Exercise brief: Copy each line below that includes "this".

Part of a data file
• • •

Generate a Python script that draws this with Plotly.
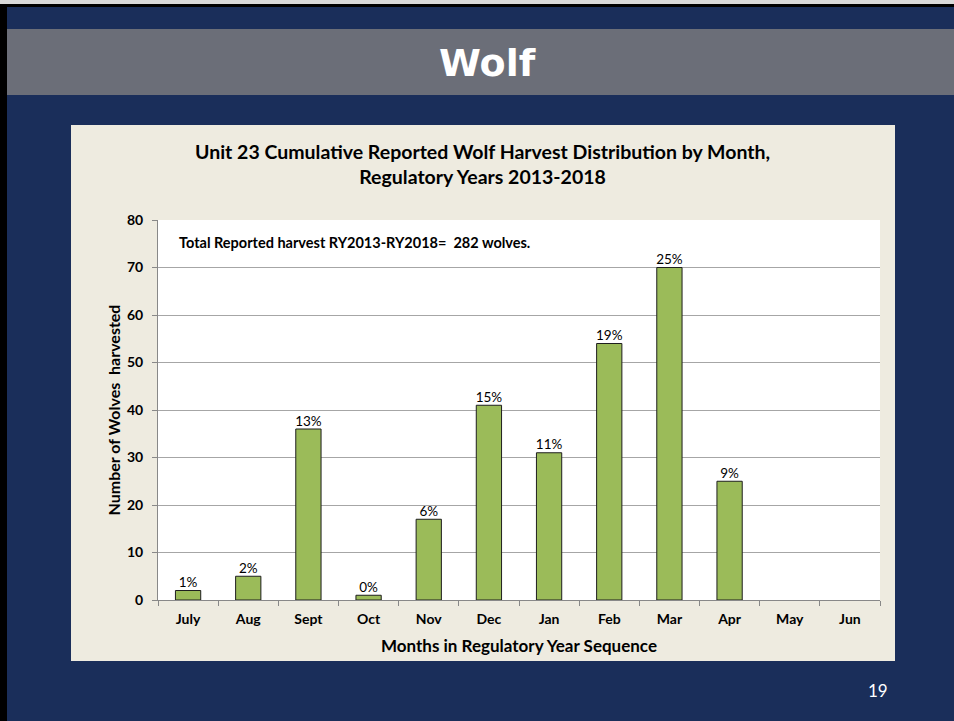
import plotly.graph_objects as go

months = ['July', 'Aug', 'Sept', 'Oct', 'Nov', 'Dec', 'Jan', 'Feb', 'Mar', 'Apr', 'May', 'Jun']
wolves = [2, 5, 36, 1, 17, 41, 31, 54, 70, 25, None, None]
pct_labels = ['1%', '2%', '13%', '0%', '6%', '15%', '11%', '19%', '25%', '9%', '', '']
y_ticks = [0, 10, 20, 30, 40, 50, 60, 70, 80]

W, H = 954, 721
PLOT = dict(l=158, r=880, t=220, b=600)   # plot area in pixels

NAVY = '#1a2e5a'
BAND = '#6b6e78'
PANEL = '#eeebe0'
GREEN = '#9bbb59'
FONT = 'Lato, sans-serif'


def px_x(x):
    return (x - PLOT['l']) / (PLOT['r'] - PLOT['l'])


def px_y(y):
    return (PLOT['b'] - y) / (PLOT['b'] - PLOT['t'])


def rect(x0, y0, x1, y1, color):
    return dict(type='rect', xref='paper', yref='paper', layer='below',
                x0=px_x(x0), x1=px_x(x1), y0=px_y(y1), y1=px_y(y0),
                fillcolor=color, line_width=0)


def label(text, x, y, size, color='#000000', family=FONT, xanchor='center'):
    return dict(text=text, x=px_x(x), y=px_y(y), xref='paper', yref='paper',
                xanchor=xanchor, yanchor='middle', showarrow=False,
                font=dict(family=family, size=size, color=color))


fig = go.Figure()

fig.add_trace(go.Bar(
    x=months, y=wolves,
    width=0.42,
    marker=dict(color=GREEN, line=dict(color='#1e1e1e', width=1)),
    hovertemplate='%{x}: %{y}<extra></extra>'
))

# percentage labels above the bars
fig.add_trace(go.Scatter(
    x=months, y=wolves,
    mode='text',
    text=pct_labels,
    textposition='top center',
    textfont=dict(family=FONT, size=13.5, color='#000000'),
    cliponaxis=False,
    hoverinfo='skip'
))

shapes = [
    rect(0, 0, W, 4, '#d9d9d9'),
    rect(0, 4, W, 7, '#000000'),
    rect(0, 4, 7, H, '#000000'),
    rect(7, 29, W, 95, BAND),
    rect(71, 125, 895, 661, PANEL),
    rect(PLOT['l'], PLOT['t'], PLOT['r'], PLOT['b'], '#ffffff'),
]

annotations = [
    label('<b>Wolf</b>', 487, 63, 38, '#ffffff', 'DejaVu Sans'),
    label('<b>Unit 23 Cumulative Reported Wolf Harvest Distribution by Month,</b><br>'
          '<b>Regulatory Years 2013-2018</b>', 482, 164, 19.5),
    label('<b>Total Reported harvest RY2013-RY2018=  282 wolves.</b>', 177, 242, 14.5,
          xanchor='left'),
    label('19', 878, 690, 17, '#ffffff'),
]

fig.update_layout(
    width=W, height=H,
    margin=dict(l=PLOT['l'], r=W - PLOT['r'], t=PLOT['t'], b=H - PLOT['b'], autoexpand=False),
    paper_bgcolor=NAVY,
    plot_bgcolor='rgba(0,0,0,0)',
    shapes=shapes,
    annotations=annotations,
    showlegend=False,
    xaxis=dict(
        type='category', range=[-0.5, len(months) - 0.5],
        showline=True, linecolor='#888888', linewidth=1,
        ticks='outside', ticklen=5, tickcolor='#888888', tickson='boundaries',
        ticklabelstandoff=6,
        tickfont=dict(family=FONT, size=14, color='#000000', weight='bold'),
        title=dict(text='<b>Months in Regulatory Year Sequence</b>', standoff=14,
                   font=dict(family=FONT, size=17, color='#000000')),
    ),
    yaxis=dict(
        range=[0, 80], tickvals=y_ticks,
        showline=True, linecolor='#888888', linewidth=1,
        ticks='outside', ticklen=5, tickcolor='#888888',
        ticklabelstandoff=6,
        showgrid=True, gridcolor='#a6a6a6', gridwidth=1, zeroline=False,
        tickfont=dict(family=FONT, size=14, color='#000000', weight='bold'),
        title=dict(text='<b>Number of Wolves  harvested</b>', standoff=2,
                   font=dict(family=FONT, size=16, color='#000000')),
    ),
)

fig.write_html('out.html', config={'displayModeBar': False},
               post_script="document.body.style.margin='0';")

• • •

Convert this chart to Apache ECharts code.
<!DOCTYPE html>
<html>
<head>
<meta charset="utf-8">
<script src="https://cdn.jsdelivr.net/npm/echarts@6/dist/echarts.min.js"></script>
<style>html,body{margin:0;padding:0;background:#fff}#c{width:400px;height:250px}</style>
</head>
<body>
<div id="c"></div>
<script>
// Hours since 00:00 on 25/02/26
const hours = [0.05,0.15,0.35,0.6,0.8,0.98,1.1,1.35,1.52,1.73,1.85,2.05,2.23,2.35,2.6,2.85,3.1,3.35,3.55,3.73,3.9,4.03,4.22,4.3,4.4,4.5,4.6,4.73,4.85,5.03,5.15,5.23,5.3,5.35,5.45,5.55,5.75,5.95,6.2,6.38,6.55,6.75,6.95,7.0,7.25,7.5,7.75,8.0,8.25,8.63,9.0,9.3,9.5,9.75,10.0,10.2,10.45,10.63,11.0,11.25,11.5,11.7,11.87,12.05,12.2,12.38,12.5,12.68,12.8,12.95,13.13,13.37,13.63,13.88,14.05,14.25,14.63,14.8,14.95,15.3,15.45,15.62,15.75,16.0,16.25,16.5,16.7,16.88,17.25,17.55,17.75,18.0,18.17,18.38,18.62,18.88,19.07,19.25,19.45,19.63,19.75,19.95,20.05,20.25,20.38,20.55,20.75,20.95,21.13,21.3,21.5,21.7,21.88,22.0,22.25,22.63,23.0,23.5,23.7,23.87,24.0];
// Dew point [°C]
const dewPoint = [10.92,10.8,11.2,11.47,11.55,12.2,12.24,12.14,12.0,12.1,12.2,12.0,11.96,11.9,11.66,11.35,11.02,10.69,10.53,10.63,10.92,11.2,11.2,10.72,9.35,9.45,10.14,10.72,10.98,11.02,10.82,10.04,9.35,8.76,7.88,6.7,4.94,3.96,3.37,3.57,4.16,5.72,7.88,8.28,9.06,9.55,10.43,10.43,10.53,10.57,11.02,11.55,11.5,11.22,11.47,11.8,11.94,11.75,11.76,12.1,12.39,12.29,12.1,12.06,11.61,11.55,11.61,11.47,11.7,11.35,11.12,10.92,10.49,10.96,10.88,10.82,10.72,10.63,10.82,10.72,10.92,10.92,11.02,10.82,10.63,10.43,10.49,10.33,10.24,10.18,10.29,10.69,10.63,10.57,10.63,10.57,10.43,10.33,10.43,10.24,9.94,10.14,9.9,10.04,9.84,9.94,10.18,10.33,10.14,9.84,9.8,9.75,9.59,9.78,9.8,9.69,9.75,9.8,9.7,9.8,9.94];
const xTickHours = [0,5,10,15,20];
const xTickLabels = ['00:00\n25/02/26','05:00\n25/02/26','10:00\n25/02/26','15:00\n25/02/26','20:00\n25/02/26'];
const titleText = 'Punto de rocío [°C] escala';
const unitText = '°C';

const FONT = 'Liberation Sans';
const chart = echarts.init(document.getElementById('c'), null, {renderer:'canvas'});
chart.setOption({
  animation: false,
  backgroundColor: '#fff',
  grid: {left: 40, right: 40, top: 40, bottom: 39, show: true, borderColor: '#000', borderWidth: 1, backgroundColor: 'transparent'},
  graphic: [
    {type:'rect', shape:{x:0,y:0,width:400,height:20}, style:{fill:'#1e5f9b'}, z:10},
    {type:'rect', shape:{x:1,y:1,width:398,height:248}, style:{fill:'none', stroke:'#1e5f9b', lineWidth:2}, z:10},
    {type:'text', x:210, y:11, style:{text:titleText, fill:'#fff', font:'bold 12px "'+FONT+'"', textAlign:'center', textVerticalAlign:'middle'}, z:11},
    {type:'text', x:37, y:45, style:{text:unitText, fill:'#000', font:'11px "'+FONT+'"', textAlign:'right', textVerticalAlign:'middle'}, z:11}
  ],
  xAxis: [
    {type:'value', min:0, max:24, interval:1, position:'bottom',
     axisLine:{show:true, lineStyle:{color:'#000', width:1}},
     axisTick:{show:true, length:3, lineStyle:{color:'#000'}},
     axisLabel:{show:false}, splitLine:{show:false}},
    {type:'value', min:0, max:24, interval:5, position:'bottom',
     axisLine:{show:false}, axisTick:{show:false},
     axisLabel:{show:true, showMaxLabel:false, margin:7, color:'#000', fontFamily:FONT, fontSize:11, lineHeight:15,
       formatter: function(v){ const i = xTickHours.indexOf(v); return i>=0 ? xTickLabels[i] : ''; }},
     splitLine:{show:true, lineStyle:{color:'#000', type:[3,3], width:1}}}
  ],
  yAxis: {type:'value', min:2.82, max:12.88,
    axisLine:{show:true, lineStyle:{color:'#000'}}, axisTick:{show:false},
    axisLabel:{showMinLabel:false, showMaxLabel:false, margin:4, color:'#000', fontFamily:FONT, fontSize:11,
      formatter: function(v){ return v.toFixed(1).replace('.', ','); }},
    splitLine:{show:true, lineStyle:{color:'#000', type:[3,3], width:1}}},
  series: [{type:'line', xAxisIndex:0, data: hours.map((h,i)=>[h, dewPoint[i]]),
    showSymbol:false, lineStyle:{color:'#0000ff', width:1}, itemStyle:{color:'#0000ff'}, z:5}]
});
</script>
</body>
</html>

• • •

Exercise solution:
Generate a Python script that draws this with Plotly.
Convert this chart to Apache ECharts code.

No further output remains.